Transcribe all the entries word for word, but omit the images.

**** Data for this task

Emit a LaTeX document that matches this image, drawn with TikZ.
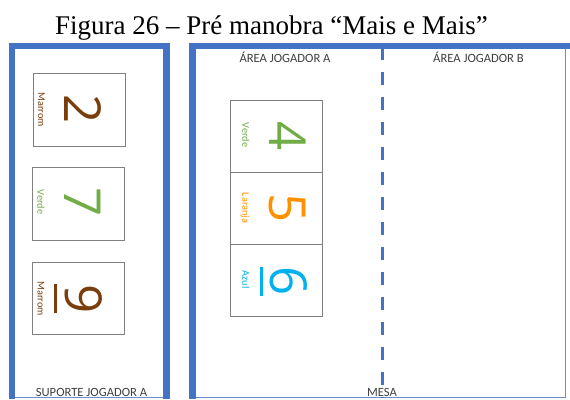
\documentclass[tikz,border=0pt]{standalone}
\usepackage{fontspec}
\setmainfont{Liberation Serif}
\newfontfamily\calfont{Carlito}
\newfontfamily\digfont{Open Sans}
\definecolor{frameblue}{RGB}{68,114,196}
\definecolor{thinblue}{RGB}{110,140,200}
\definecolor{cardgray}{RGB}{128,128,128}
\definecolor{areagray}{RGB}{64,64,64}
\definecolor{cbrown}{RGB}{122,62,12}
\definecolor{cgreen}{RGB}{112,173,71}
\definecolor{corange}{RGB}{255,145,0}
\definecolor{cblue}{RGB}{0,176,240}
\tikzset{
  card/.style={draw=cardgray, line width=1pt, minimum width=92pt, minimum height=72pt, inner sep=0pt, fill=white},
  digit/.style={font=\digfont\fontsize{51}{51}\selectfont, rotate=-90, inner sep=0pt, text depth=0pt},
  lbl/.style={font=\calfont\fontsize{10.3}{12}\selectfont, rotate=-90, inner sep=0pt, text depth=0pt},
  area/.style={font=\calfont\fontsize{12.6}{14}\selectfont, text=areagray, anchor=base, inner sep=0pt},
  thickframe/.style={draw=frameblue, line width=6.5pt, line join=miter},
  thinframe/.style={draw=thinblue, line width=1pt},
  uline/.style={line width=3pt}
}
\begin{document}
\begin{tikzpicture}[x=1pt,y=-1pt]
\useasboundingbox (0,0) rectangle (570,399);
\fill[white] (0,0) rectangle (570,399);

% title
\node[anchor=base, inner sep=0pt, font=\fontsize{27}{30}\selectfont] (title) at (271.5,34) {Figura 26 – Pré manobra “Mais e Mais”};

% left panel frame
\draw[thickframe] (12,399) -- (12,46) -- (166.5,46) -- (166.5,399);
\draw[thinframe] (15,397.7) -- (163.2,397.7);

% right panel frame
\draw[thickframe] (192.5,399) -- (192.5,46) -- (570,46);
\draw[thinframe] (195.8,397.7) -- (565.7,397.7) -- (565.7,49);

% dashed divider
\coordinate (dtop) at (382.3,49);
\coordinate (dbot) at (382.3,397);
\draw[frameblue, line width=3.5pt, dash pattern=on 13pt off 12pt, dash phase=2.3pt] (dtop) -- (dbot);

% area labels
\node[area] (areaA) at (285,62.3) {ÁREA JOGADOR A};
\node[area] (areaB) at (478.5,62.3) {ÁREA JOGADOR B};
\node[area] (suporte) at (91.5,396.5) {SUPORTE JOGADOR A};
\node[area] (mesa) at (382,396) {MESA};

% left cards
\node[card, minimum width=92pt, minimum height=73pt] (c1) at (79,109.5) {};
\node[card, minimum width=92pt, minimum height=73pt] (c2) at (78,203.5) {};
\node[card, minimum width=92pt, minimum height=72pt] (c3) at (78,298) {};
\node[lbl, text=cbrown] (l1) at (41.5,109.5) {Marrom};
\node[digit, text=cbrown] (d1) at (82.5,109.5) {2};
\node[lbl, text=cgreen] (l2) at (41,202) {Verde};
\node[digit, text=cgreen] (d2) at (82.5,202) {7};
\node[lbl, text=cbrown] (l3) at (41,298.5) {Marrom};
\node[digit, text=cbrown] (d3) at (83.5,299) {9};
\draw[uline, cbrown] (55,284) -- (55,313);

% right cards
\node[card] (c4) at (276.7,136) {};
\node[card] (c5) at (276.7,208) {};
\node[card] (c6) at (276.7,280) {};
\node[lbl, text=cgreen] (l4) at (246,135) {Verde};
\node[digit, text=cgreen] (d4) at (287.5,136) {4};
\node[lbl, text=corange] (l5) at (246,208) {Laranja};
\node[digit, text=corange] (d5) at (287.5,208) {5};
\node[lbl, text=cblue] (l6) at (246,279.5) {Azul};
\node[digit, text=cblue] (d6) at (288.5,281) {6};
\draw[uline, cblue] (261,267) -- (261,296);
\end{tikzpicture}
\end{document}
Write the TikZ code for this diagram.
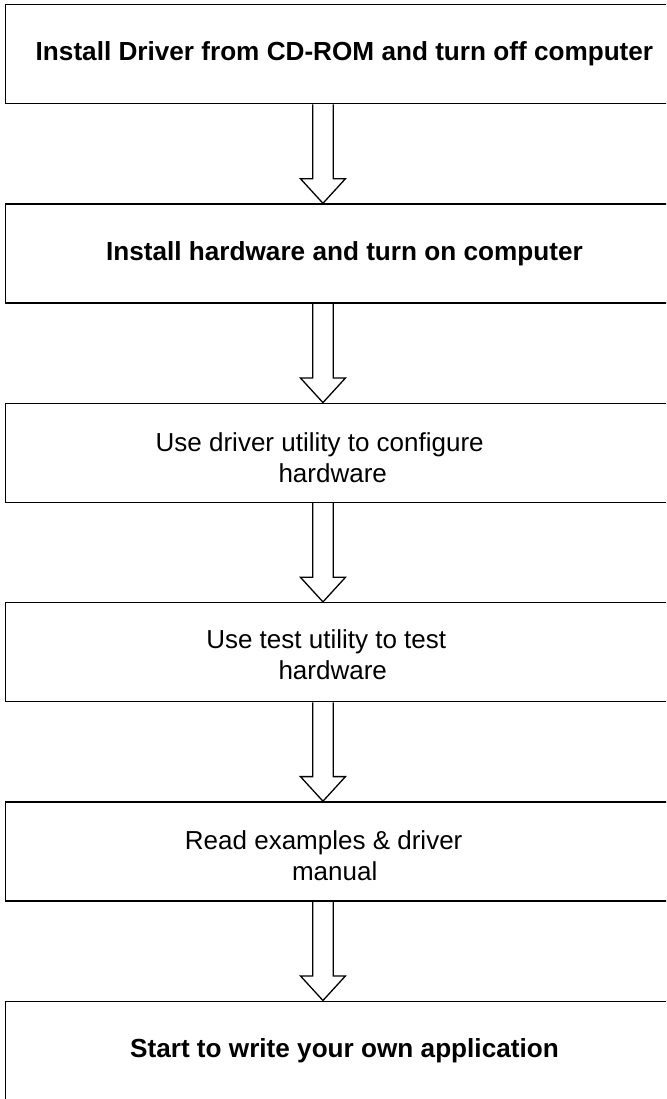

********

* Worked solution *
Emit a LaTeX document that matches this image, drawn with TikZ.
\documentclass[tikz,border=0pt]{standalone}
\usepackage{fontspec}
\setmainfont{Liberation Serif}
\newfontfamily\calfont{Carlito}
\newfontfamily\digfont{Open Sans}
\definecolor{frameblue}{RGB}{68,114,196}
\definecolor{thinblue}{RGB}{110,140,200}
\definecolor{cardgray}{RGB}{128,128,128}
\definecolor{areagray}{RGB}{64,64,64}
\definecolor{cbrown}{RGB}{122,62,12}
\definecolor{cgreen}{RGB}{112,173,71}
\definecolor{corange}{RGB}{255,145,0}
\definecolor{cblue}{RGB}{0,176,240}
\tikzset{
  card/.style={draw=cardgray, line width=1pt, minimum width=92pt, minimum height=72pt, inner sep=0pt, fill=white},
  digit/.style={font=\digfont\fontsize{51}{51}\selectfont, rotate=-90, inner sep=0pt, text depth=0pt},
  lbl/.style={font=\calfont\fontsize{10.3}{12}\selectfont, rotate=-90, inner sep=0pt, text depth=0pt},
  area/.style={font=\calfont\fontsize{12.6}{14}\selectfont, text=areagray, anchor=base, inner sep=0pt},
  thickframe/.style={draw=frameblue, line width=6.5pt, line join=miter},
  thinframe/.style={draw=thinblue, line width=1pt},
  uline/.style={line width=3pt}
}
\begin{document}
\begin{tikzpicture}[x=1pt,y=-1pt]
\useasboundingbox (0,0) rectangle (570,399);
\fill[white] (0,0) rectangle (570,399);

% title
\node[anchor=base, inner sep=0pt, font=\fontsize{27}{30}\selectfont] (title) at (271.5,34) {Figura 26 – Pré manobra “Mais e Mais”};

% left panel frame
\draw[thickframe] (12,399) -- (12,46) -- (166.5,46) -- (166.5,399);
\draw[thinframe] (15,397.7) -- (163.2,397.7);

% right panel frame
\draw[thickframe] (192.5,399) -- (192.5,46) -- (570,46);
\draw[thinframe] (195.8,397.7) -- (565.7,397.7) -- (565.7,49);

% dashed divider
\coordinate (dtop) at (382.3,49);
\coordinate (dbot) at (382.3,397);
\draw[frameblue, line width=3.5pt, dash pattern=on 13pt off 12pt, dash phase=2.3pt] (dtop) -- (dbot);

% area labels
\node[area] (areaA) at (285,62.3) {ÁREA JOGADOR A};
\node[area] (areaB) at (478.5,62.3) {ÁREA JOGADOR B};
\node[area] (suporte) at (91.5,396.5) {SUPORTE JOGADOR A};
\node[area] (mesa) at (382,396) {MESA};

% left cards
\node[card, minimum width=92pt, minimum height=73pt] (c1) at (79,109.5) {};
\node[card, minimum width=92pt, minimum height=73pt] (c2) at (78,203.5) {};
\node[card, minimum width=92pt, minimum height=72pt] (c3) at (78,298) {};
\node[lbl, text=cbrown] (l1) at (41.5,109.5) {Marrom};
\node[digit, text=cbrown] (d1) at (82.5,109.5) {2};
\node[lbl, text=cgreen] (l2) at (41,202) {Verde};
\node[digit, text=cgreen] (d2) at (82.5,202) {7};
\node[lbl, text=cbrown] (l3) at (41,298.5) {Marrom};
\node[digit, text=cbrown] (d3) at (83.5,299) {9};
\draw[uline, cbrown] (55,284) -- (55,313);

% right cards
\node[card] (c4) at (276.7,136) {};
\node[card] (c5) at (276.7,208) {};
\node[card] (c6) at (276.7,280) {};
\node[lbl, text=cgreen] (l4) at (246,135) {Verde};
\node[digit, text=cgreen] (d4) at (287.5,136) {4};
\node[lbl, text=corange] (l5) at (246,208) {Laranja};
\node[digit, text=corange] (d5) at (287.5,208) {5};
\node[lbl, text=cblue] (l6) at (246,279.5) {Azul};
\node[digit, text=cblue] (d6) at (288.5,281) {6};
\draw[uline, cblue] (261,267) -- (261,296);
\end{tikzpicture}
\end{document}
Write the TikZ code for this diagram.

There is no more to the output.